The Illusion of Freedom. Capitalism excels at making us experience our organized and controlled desires as if they are free and uninhibited. Psychoanalysis helps us see through this illusion, demonstrating how our "deepest" impulses are the very site where politics, culture, and economics converge. It's not that love is the root of everything, but that love contains everything, making it a powerful site of power.
A Tool for Change. By revealing the artificial construction of desire, psychoanalysis becomes an ally for anti-capitalist and progressive movements. It helps us understand how our desires are constructed and reconstructed by digital development and its associated economies, a fact that capitalism eagerly conceals. This understanding is essential for enacting a "desirevolution" that transforms the libidinal economy of contemporary social life.

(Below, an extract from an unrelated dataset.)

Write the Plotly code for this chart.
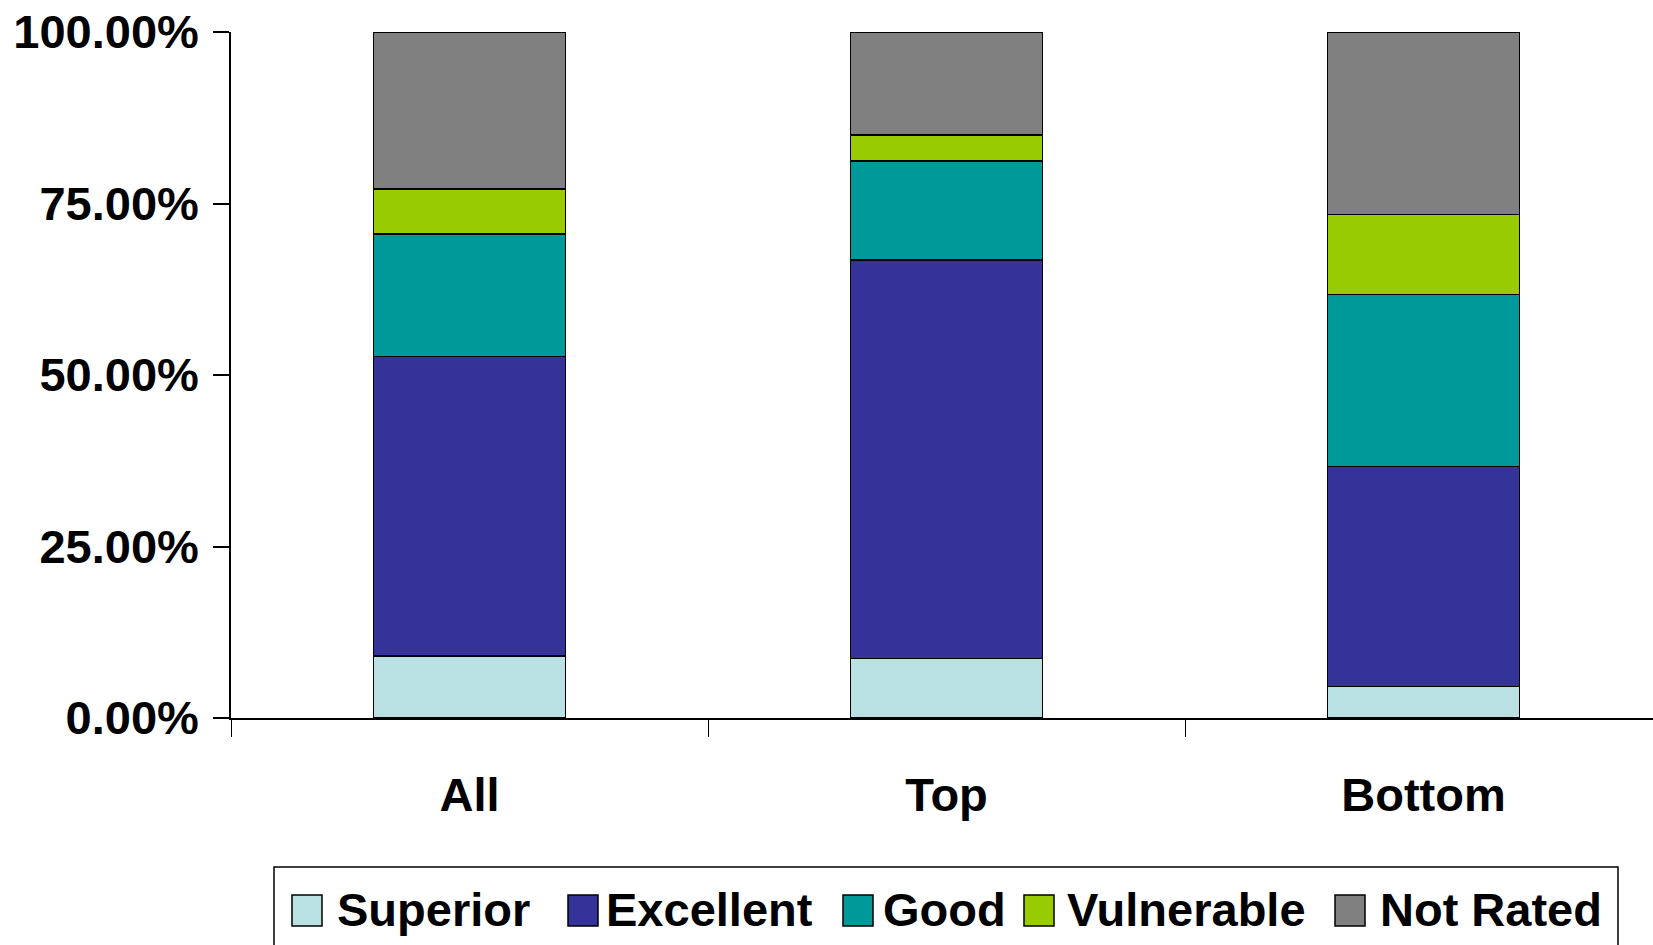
import plotly.graph_objects as go

# Rating mix per group (shares of 1.0)
categories = ["All", "Top", "Bottom"]
ratings = ["Superior", "Excellent", "Good", "Vulnerable", "Not Rated"]
superior = [0.0904, 0.0870, 0.0458]
excellent = [0.4364, 0.5806, 0.3207]
good = [0.1787, 0.1444, 0.2507]
vulnerable = [0.0655, 0.0380, 0.1166]
not_rated = [0.2290, 0.1500, 0.2662]
y_ticks = [0, 0.25, 0.5, 0.75, 1.0]

colors = ["#B9E0E3", "#333399", "#009999", "#99CC00", "#808080"]
series = [superior, excellent, good, vulnerable, not_rated]

FONT = "Arial, Liberation Sans, sans-serif"
W, H = 1653, 945
ML, MT, MB, MR = 231, 32, 227, 0
PW, PH = W - ML - MR, H - MT - MB

fig = go.Figure()
for name, vals, col in zip(ratings, series, colors):
    fig.add_trace(go.Bar(
        x=categories, y=vals, name=name,
        marker=dict(color=col, line=dict(color="black", width=1.5)),
        showlegend=False,
    ))

# category width in px is 477, so the visible range stops short of the last boundary
cat_px = 477.0
x_hi = -0.5 + PW / cat_px


def px(xp):
    return (xp - ML) / PW


def py(yp):
    return (H - MB - yp) / PH


# Legend drawn as a framed row of swatches and labels
shapes = [dict(type="rect", xref="paper", yref="paper",
               x0=px(274), x1=px(1618), y0=py(990), y1=py(867),
               line=dict(color="black", width=1.5), fillcolor="rgba(0,0,0,0)")]
annotations = []
swatch_x = [292, 568, 843, 1024, 1335]
text_x = [335, 604, 881, 1065, 1378]
for name, col, sx, tx in zip(ratings, colors, swatch_x, text_x):
    shapes.append(dict(type="rect", xref="paper", yref="paper",
                       x0=px(sx), x1=px(sx + 30), y0=py(926), y1=py(895),
                       line=dict(color="black", width=1.5), fillcolor=col))
    annotations.append(dict(xref="paper", yref="paper", x=px(tx), y=py(909),
                            xanchor="left", yanchor="middle", showarrow=False,
                            text="<b>%s</b>" % name,
                            font=dict(family=FONT, size=47, color="black")))

fig.update_layout(
    width=W, height=H,
    margin=dict(l=ML, r=MR, t=MT, b=MB, pad=0),
    barmode="stack", bargap=0.5975,
    plot_bgcolor="white", paper_bgcolor="white",
    font=dict(family=FONT, size=47, color="black"),
    shapes=shapes, annotations=annotations,
    showlegend=False,
)
fig.update_xaxes(
    range=[-0.5, x_hi], showline=True, linecolor="black", linewidth=2,
    ticks="outside", tickson="boundaries", ticklen=17, tickwidth=1.2, tickcolor="black",
    ticklabelstandoff=35,
    showgrid=False, zeroline=False,
    tickfont=dict(family=FONT, size=47, color="black", weight="bold"),
)
fig.update_yaxes(
    range=[0, 1], tickvals=y_ticks, tickformat=".2%",
    showline=True, linecolor="black", linewidth=1.5,
    ticks="outside", ticklen=16, tickwidth=1.5, tickcolor="black",
    ticklabelstandoff=5,
    showgrid=False, zeroline=False,
    tickfont=dict(family=FONT, size=47, color="black", weight="bold"),
)

fig.write_html("out.html")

8. The "Gamification" of Life Turns Every Interaction into a Monetized Act
We are not interactive with them, however, but with the machine.

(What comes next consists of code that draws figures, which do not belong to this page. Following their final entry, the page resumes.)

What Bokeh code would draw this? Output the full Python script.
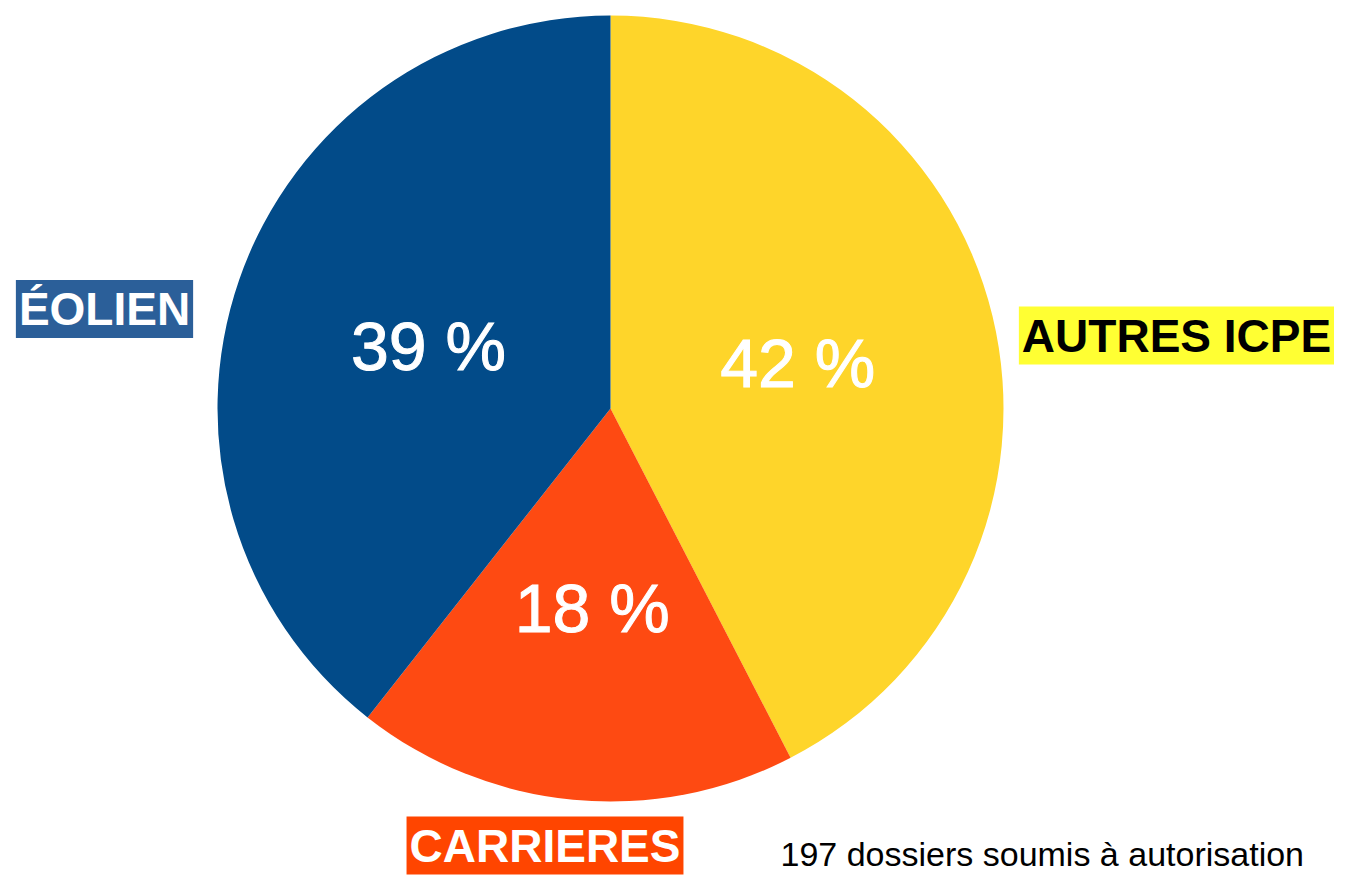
import math
from bokeh.plotting import figure
from bokeh.models import Range1d, Label, ColumnDataSource
from bokeh.core.properties import value
from bokeh.embed import file_html
from bokeh.resources import INLINE

# ---- data ----
categories = ["AUTRES ICPE", "CARRIERES", "ÉOLIEN"]
percents = [42, 18, 39]
slice_colors = ["#FED52A", "#FE4A12", "#024B89"]
pct_labels = ["42 %", "18 %", "39 %"]
label_bg = ["#FFFF33", "#FF4500", "#2B5F99"]
label_fg = ["black", "white", "white"]
footer = "197 dossiers soumis à autorisation"

W, H = 1334, 875


def X(sx):
    return sx


def Y(sy):
    return H - sy


p = figure(width=W, height=H, output_backend="svg", toolbar_location=None,
           x_range=Range1d(0, W), y_range=Range1d(0, H), min_border=0,
           background_fill_color="white", border_fill_color="white")
p.axis.visible = False
p.grid.visible = False
p.outline_line_color = None
p.title.visible = False

cx, cy, r = X(610), Y(408), 393
total = sum(percents)
starts, ends, mids = [], [], []
acc = 0.0
for v in percents:
    a0 = math.pi / 2 - 2 * math.pi * acc / total
    acc += v
    a1 = math.pi / 2 - 2 * math.pi * acc / total
    starts.append(a0)
    ends.append(a1)
    mids.append((a0 + a1) / 2)

src = ColumnDataSource(dict(start=starts, end=ends, color=slice_colors))
p.wedge(x=cx, y=cy, radius=r, radius_units="screen", start_angle="start",
        end_angle="end", direction="clock", fill_color="color",
        line_color=None, source=src)

lr = 0.49 * r
tx = [cx + lr * math.cos(a) for a in mids]
ty = [cy + lr * math.sin(a) for a in mids]
ty[1] -= 8
p.text(x=tx, y=ty, text=pct_labels, text_color="white",
       text_font=value("Liberation Sans"), text_font_size="68px",
       text_align="center", text_baseline="middle",
       text_outline_color="white")

# category labels with coloured boxes
label_pos = {"ÉOLIEN": (104, 308.5, "46px"),
             "AUTRES ICPE": (1176, 335, "46px"),
             "CARRIERES": (544.5, 845, "46px")}
for cat, bg, fg in zip(categories, label_bg, label_fg):
    sx, sy, fs = label_pos[cat]
    p.add_layout(Label(x=X(sx), y=Y(sy), text=cat, text_color=fg,
                       text_font="Liberation Sans", text_font_style="bold",
                       text_font_size=fs, text_align="center",
                       text_baseline="middle", background_fill_color=bg,
                       padding=3))

p.add_layout(Label(x=X(780), y=Y(872), text=footer, text_color="black",
                   text_font="Liberation Sans", text_font_size="34px",
                   text_align="left", text_baseline="bottom"))

open("out.html", "w").write(file_html(p, INLINE))
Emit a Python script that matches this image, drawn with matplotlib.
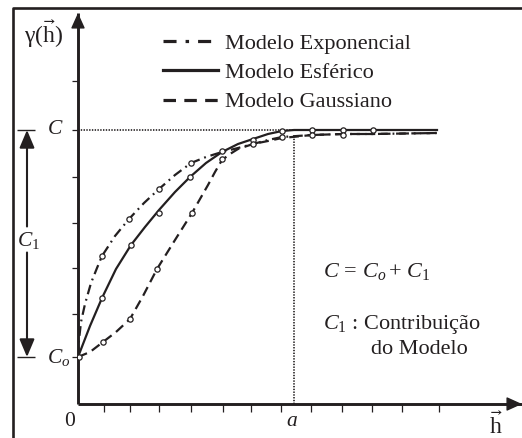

The Ubiquitous Game. Our digital social lives, from Twitter to dating apps, have become deeply "gamified." Every "like," "share," or "swipe" functions as an in-game reward, issued by the "ultimate game engine" of the platform itself. This addictive feedback loop, similar to poker machines or smartphone games, turns our interactions into monetized acts, where our "free labor" generates profit for platform capitalists.
Addicted to the Medium. We often believe we are engaging with other people, but we are equally, if not more, interactive with the underlying machine. This raises the question: are we addicted to the medium itself, rather than the message or the person? The pleasure derived from a dating app's "ping" or a social media "like" can be indistinguishable from the desire for genuine connection, blurring the lines between human interaction and algorithmic reward.

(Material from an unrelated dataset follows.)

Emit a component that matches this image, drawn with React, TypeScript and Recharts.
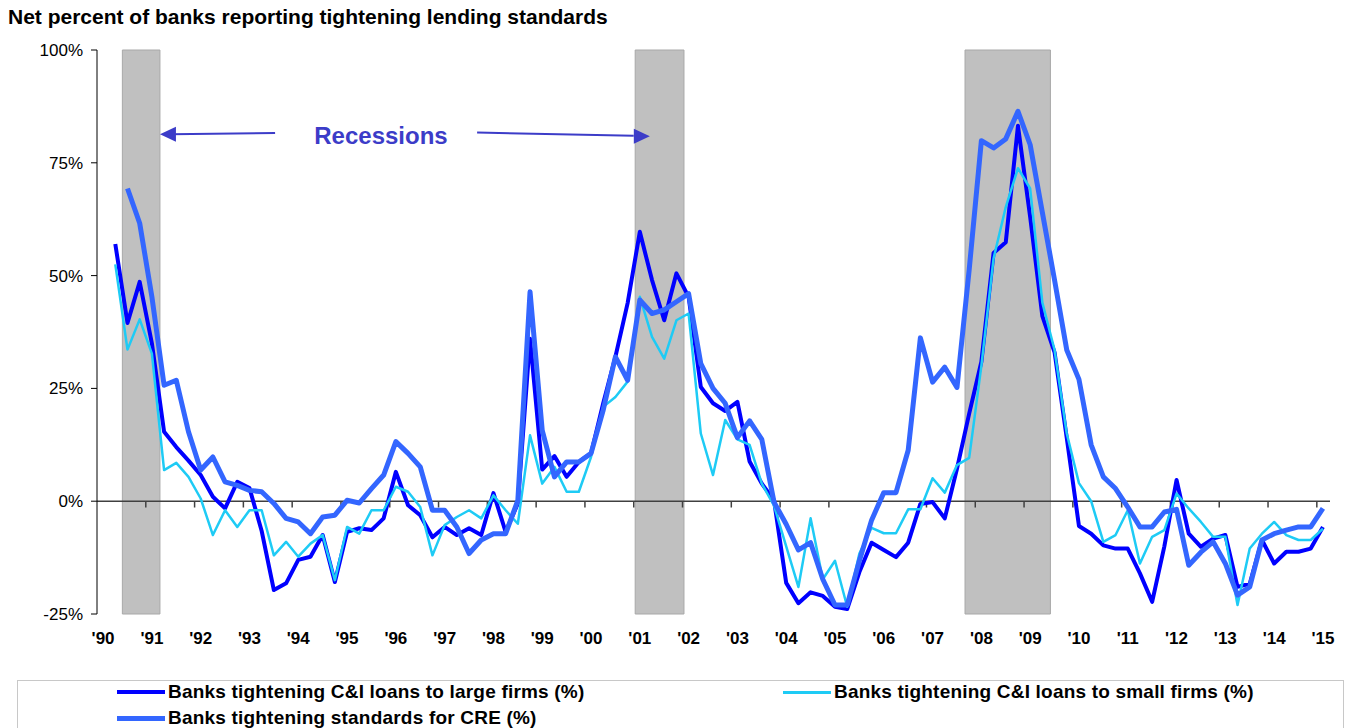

Players in a System. Whether we actively play video games or not, gamification means we are all affected by these trends. The "gamespace" is ubiquitous, governing our external world and relationships. This system, largely controlled by Silicon Valley capitalists, positions everyone else as players, subject to a form of capitalism where inequalities of power are amplified through the very mechanisms that shape our desires.
9. A Collective "Desirevolution" is Needed to Reclaim Our Digital Future
If we do not want digital capitalism to put our desires to work, structural change, not individual retraining, is required.
Beyond Individualism. The current model of desire, heavily influenced by digital capitalism, promotes individualized and unique experiences, obscuring its collective and constructed nature. To counter this, we need a "desirevolution" that reorients desire for mutual collective benefit, fostering solidarity across cultural, economic, and social borders. This means moving beyond simply giving citizens what they want and instead transforming what they desire.
Structural Change, Not Just Quirky Tech. While innovative technologies can serve progressive agendas, true change requires fundamental structural shifts. We need cooperative, non-profit, open-access platforms that are not beholden to the profit motives of platform capitalism. This involves challenging ownership models and intellectual property laws that privatize digital space, turning "free" services into mechanisms for harvesting labor and data.
Reclaiming the Future. The internet's early liberatory potential has been co-opted, leading to a stifling of creativity and an unprecedented shutdown of collective space. To reverse this, we need a collective "hive-mind" of collaborative workers and policies that wrest ownership from the 1%. The future of desire, and thus of politics, hinges on whether we can collectively produce and desire for a future with solidarity and a commons where everyone can live and love.